By Mike Jiggens
By Kelly Daynard for AgInnovation Ontario.
The differences between two young oak trees in a greenhouse at the Vineland Research and Innovation Centre (Vineland) are immediately noticeable. Not only is one twice the size of the other, but its root base is much thicker.
Both trees were planted into the same growing medium on the same day last April. The difference is that the smaller one was grown in a traditional black plastic plug tray, common in the nursery industry, while the larger one was grown in a revolutionary new propagation tray designed by Vineland.
Dr. Darby McGrath is a nursery and landscape research scientist who has been at Vineland since 2013. A lot of her work in the past has focused on urban tree projects—with a special interest in growing trees that will survive and thrive along Canadian highways or urban boulevards.
“Those are challenging plantings,” McGrath explained. “It’s the opposite of what a tree would want.”
She said that the soil is often compacted, there can be little water, and the trees face added stresses from pollution and road salt.

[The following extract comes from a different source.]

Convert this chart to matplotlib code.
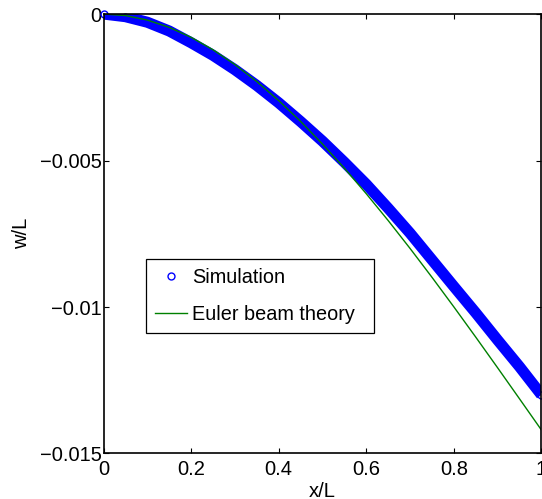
import numpy as np
import matplotlib.pyplot as plt

plt.rcParams['font.family'] = ['Liberation Sans', 'DejaVu Sans']

# normalised position along the beam
x_sim = [0.0, 0.05, 0.1, 0.15, 0.2, 0.25, 0.3, 0.35, 0.4, 0.45, 0.5,
         0.55, 0.6, 0.65, 0.7, 0.75, 0.8, 0.85, 0.9, 0.95, 1.0]
# simulated deflection w/L
w_sim = [0.0, -0.00009, -0.00028, -0.00058, -0.00098, -0.00141, -0.00190,
         -0.00244, -0.00303, -0.00367, -0.00434, -0.00506, -0.00581,
         -0.00663, -0.00748, -0.00839, -0.00930, -0.01020, -0.01113,
         -0.01204, -0.01300]

x_euler = x_sim
# Euler-Bernoulli cantilever deflection
w_euler = [0.0, -0.0000524, -0.000206, -0.000455, -0.000795, -0.00122,
           -0.001725, -0.002305, -0.002954, -0.003666, -0.004438, -0.005262,
           -0.006134, -0.007049, -0.008002, -0.008986, -0.009997, -0.011029,
           -0.012077, -0.013136, -0.0142]

xtick_vals = [0, 0.2, 0.4, 0.6, 0.8, 1]
xtick_labels = ['0', '0.2', '0.4', '0.6', '0.8', '1']
ytick_vals = [0, -0.005, -0.01, -0.015]
ytick_labels = ['0', '\u22120.005', '\u22120.01', '\u22120.015']

fig = plt.figure(figsize=(5.42, 4.99), dpi=100)
ax = fig.add_axes([0.191, 0.0912, 0.808, 0.8807])

# the simulation points are so dense they merge into a solid band
ax.plot(x_sim, w_sim, color='b', linewidth=8, solid_joinstyle='round',
        solid_capstyle='butt')
ax.plot(x_sim, w_sim, 'o', color='b', markerfacecolor='none', markersize=5,
        markeredgewidth=1, clip_on=False, label='Simulation')
ax.plot(x_euler, w_euler, color=(0, 0.5, 0), linewidth=1,
        label='Euler beam theory')

ax.set_xlim(0, 1)
ax.set_ylim(-0.015, 0)
ax.set_xticks(xtick_vals)
ax.set_xticklabels(xtick_labels)
ax.set_yticks(ytick_vals)
ax.set_yticklabels(ytick_labels)
ax.tick_params(direction='in', length=3.3, width=0.8, labelsize=14.5,
               top=True, right=True, pad=1.5)
ax.tick_params(axis='x', pad=4.5)
for s in ax.spines.values():
    s.set_linewidth(1.2)

ax.set_xlabel('x/L', fontsize=14.5, labelpad=2)
ax.set_ylabel('w/L', fontsize=14.5, labelpad=6)

# legend box stretched to a fixed width
leg = ax.legend(loc='upper left', bbox_to_anchor=(0.097, 0.272, 0.521, 0.1706),
                mode='expand', borderaxespad=0, fontsize=14.3, fancybox=False,
                framealpha=1, edgecolor='black', handlelength=1.6,
                handletextpad=0.25, labelspacing=0.9, borderpad=0.45)
leg.get_frame().set_linewidth(0.9)

plt.savefig('out.png', dpi=100)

To improve trees’ survival in a setting like this, it is important that planted seedlings are as healthy as possible with strong root architecture.

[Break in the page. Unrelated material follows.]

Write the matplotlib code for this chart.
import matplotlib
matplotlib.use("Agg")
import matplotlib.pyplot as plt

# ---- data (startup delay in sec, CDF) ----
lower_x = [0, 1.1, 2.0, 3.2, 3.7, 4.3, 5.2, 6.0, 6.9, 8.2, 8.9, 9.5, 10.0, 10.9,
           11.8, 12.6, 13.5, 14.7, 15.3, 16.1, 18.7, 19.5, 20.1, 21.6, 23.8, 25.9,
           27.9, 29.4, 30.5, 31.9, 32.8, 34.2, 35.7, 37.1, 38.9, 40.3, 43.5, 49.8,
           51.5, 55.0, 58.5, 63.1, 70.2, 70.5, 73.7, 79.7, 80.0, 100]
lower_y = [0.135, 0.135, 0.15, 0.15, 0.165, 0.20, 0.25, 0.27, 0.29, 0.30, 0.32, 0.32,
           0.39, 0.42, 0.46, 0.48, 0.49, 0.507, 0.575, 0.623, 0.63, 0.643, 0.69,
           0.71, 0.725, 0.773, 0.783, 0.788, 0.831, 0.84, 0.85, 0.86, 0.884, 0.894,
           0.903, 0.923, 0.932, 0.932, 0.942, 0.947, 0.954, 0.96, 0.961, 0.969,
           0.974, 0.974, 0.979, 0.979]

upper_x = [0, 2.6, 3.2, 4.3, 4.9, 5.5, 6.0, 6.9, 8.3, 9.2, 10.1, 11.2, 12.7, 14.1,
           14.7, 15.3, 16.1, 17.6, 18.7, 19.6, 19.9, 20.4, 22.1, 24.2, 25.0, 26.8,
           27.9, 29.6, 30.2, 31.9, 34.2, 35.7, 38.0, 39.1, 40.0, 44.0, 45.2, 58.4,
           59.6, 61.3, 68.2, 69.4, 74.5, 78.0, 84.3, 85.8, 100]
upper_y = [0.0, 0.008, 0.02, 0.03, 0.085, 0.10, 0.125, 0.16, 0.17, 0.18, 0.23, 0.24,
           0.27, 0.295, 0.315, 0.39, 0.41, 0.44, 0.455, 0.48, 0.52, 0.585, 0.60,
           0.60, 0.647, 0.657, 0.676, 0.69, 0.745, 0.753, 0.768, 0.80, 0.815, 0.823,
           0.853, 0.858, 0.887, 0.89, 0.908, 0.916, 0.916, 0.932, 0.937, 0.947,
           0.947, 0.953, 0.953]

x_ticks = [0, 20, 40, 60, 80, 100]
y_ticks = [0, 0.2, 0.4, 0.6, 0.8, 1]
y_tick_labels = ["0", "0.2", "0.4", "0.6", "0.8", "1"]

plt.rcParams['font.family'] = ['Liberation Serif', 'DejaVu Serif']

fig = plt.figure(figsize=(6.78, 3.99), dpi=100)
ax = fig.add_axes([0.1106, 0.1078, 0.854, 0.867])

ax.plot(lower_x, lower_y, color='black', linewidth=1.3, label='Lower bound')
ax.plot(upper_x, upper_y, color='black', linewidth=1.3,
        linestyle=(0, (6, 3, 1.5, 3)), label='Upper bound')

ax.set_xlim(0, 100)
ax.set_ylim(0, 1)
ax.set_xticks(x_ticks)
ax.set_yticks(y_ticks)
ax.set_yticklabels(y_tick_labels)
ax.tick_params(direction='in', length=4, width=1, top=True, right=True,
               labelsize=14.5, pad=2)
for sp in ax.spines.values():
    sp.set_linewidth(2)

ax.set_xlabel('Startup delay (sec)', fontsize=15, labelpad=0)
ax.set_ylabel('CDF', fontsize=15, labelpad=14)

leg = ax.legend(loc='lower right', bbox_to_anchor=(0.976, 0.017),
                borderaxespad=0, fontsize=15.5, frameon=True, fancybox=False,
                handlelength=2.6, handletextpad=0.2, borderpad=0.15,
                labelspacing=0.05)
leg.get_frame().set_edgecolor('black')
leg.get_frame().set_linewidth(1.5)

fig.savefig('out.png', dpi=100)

“Once you have the ideal root structure, the seedlings will do better,” McGrath said.
Unfortunately, the shape and structure of traditional plug trays—even those marketed as being “ideal” for seedlings—can lead to root malformations and defects. As the roots grow and descend into the plastic cells, they circle inside the plastic walls or are driven down instead of growing radially out. The hypothesis is that containers that offer greater soil volume, better air flow and minimal contact with plastic sides produce better seedlings, and the size differences between the two oaks planted this spring are testament to the fact that McGrath and her team are onto something.
“It’s really cool to see these results,” McGrath said. “In theory, it all made sense but when you see it performing the way it is performing, that is really gratifying.”
The prototype trays were designed in partnership with A.M.A. Plastics Limited, a family-owned business out of Kingsville, Ont., well known in the horticulture and nursery industries.
“They’ve been a wonderful partner,” said McGrath. “They genuinely want people to grow good trees.”
McGrath has presented her results to attendees at a local meeting of the International Plant Propagators’ Society and is looking forward to testing her findings on fruit tree seedlings as well.
Her team is also looking for a manufacturer for the trays and hopes to release them commercially in Canada and the United States in 2017.
Vineland Research and Innovation Centre is supported by Growing Forward 2, a federal-provincial-territorial initiative.